* **Task description**:
Repeat each entry word for word. Leave any images out of the copy.

════════════════

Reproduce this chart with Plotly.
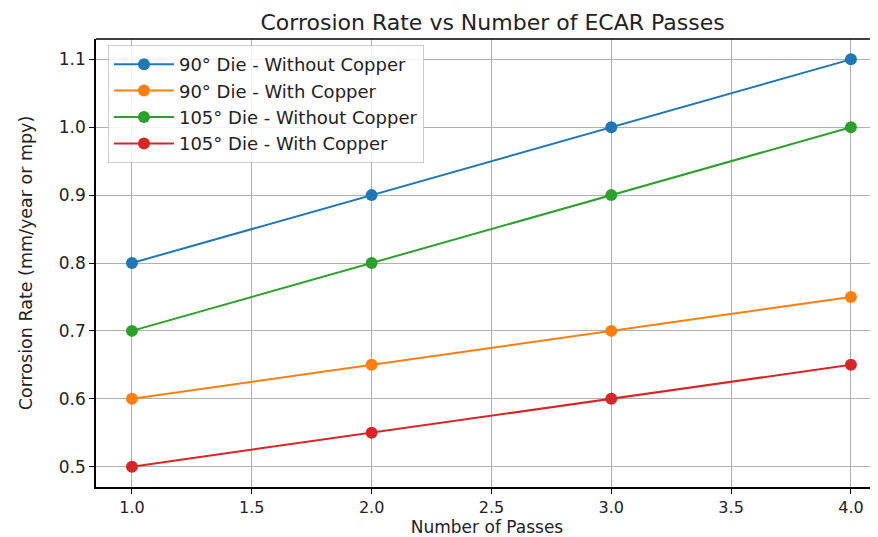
import plotly.graph_objects as go

passes = [1, 2, 3, 4]
series_names = [
    "90° Die - Without Copper",
    "90° Die - With Copper",
    "105° Die - Without Copper",
    "105° Die - With Copper",
]
die90_no_cu = [0.80, 0.90, 1.00, 1.10]
die90_cu = [0.60, 0.65, 0.70, 0.75]
die105_no_cu = [0.70, 0.80, 0.90, 1.00]
die105_cu = [0.50, 0.55, 0.60, 0.65]
colors = ["#1f77b4", "#ff7f0e", "#2ca02c", "#d62728"]
x_ticks = [1.0, 1.5, 2.0, 2.5, 3.0, 3.5, 4.0]
y_ticks = [0.5, 0.6, 0.7, 0.8, 0.9, 1.0, 1.1]

fig = go.Figure()
for name, vals, c in zip(series_names, [die90_no_cu, die90_cu, die105_no_cu, die105_cu], colors):
    fig.add_trace(go.Scatter(
        x=passes, y=vals, name=name, mode="lines+markers",
        line=dict(color=c, width=2), marker=dict(color=c, size=12),
    ))

font = "DejaVu Sans"
# page has an 8px body margin, so the figure is sized to fill the visible window
fig.update_layout(
    width=870, height=529,
    margin=dict(l=88, r=0, t=31, b=50),
    paper_bgcolor="white", plot_bgcolor="white",
    font=dict(family=font, color="#222", size=17),
    title=dict(text="Corrosion Rate vs Number of ECAR Passes", x=0.557, xanchor="center",
               y=0.9735, yanchor="middle", font=dict(size=22, color="#222")),
    showlegend=True,
    legend=dict(x=0.0153, y=0.9866, xanchor="left", yanchor="top",
                bgcolor="rgba(255,255,255,0.85)", bordercolor="#cccccc", borderwidth=1,
                font=dict(size=18, color="#222"), tracegroupgap=0, itemwidth=60),
)
fig.update_xaxes(
    range=[0.85, 4.113], tickvals=x_ticks, ticktext=[f"{v:.1f}" for v in x_ticks],
    tickfont=dict(size=16),
    showgrid=True, gridcolor="#b0b0b0", gridwidth=1,
    showline=True, linecolor="black", linewidth=1.5,
    ticks="outside", ticklen=5, tickcolor="black",
    title=dict(text="Number of Passes", font=dict(size=17), standoff=9),
    zeroline=False, automargin=False,
)
fig.update_yaxes(
    range=[0.47, 1.13], tickvals=y_ticks, ticktext=[f"{v:.1f}" for v in y_ticks],
    showgrid=True, gridcolor="#b0b0b0", gridwidth=1,
    showline=True, linecolor="black", linewidth=1.5,
    ticks="outside", ticklen=5, tickcolor="black",
    title=dict(text="Corrosion Rate (mm/year or mpy)", font=dict(size=17.5), standoff=22),
    zeroline=False, automargin=False,
)
fig.add_shape(type="line", xref="paper", yref="paper", x0=0, x1=1, y0=1, y1=1,
              line=dict(color="black", width=1.5))
fig.write_html("out.html")
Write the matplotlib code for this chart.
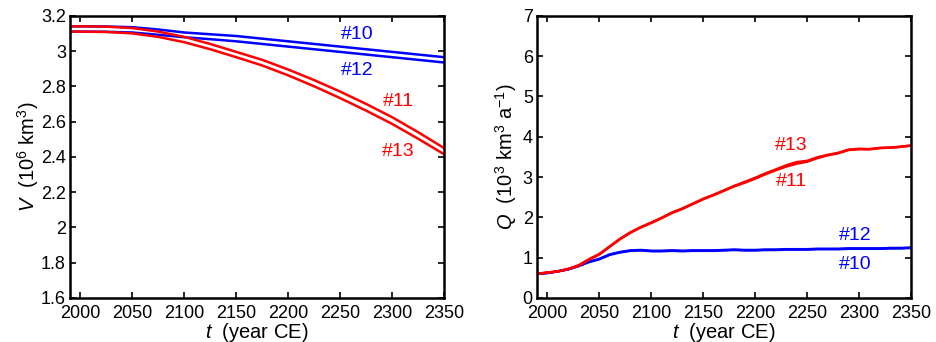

════════════════

* **The response**:
Reproduce this chart with Plotly.
import plotly.graph_objects as go

passes = [1, 2, 3, 4]
series_names = [
    "90° Die - Without Copper",
    "90° Die - With Copper",
    "105° Die - Without Copper",
    "105° Die - With Copper",
]
die90_no_cu = [0.80, 0.90, 1.00, 1.10]
die90_cu = [0.60, 0.65, 0.70, 0.75]
die105_no_cu = [0.70, 0.80, 0.90, 1.00]
die105_cu = [0.50, 0.55, 0.60, 0.65]
colors = ["#1f77b4", "#ff7f0e", "#2ca02c", "#d62728"]
x_ticks = [1.0, 1.5, 2.0, 2.5, 3.0, 3.5, 4.0]
y_ticks = [0.5, 0.6, 0.7, 0.8, 0.9, 1.0, 1.1]

fig = go.Figure()
for name, vals, c in zip(series_names, [die90_no_cu, die90_cu, die105_no_cu, die105_cu], colors):
    fig.add_trace(go.Scatter(
        x=passes, y=vals, name=name, mode="lines+markers",
        line=dict(color=c, width=2), marker=dict(color=c, size=12),
    ))

font = "DejaVu Sans"
# page has an 8px body margin, so the figure is sized to fill the visible window
fig.update_layout(
    width=870, height=529,
    margin=dict(l=88, r=0, t=31, b=50),
    paper_bgcolor="white", plot_bgcolor="white",
    font=dict(family=font, color="#222", size=17),
    title=dict(text="Corrosion Rate vs Number of ECAR Passes", x=0.557, xanchor="center",
               y=0.9735, yanchor="middle", font=dict(size=22, color="#222")),
    showlegend=True,
    legend=dict(x=0.0153, y=0.9866, xanchor="left", yanchor="top",
                bgcolor="rgba(255,255,255,0.85)", bordercolor="#cccccc", borderwidth=1,
                font=dict(size=18, color="#222"), tracegroupgap=0, itemwidth=60),
)
fig.update_xaxes(
    range=[0.85, 4.113], tickvals=x_ticks, ticktext=[f"{v:.1f}" for v in x_ticks],
    tickfont=dict(size=16),
    showgrid=True, gridcolor="#b0b0b0", gridwidth=1,
    showline=True, linecolor="black", linewidth=1.5,
    ticks="outside", ticklen=5, tickcolor="black",
    title=dict(text="Number of Passes", font=dict(size=17), standoff=9),
    zeroline=False, automargin=False,
)
fig.update_yaxes(
    range=[0.47, 1.13], tickvals=y_ticks, ticktext=[f"{v:.1f}" for v in y_ticks],
    showgrid=True, gridcolor="#b0b0b0", gridwidth=1,
    showline=True, linecolor="black", linewidth=1.5,
    ticks="outside", ticklen=5, tickcolor="black",
    title=dict(text="Corrosion Rate (mm/year or mpy)", font=dict(size=17.5), standoff=22),
    zeroline=False, automargin=False,
)
fig.add_shape(type="line", xref="paper", yref="paper", x0=0, x1=1, y0=1, y1=1,
              line=dict(color="black", width=1.5))
fig.write_html("out.html")
Write the matplotlib code for this chart.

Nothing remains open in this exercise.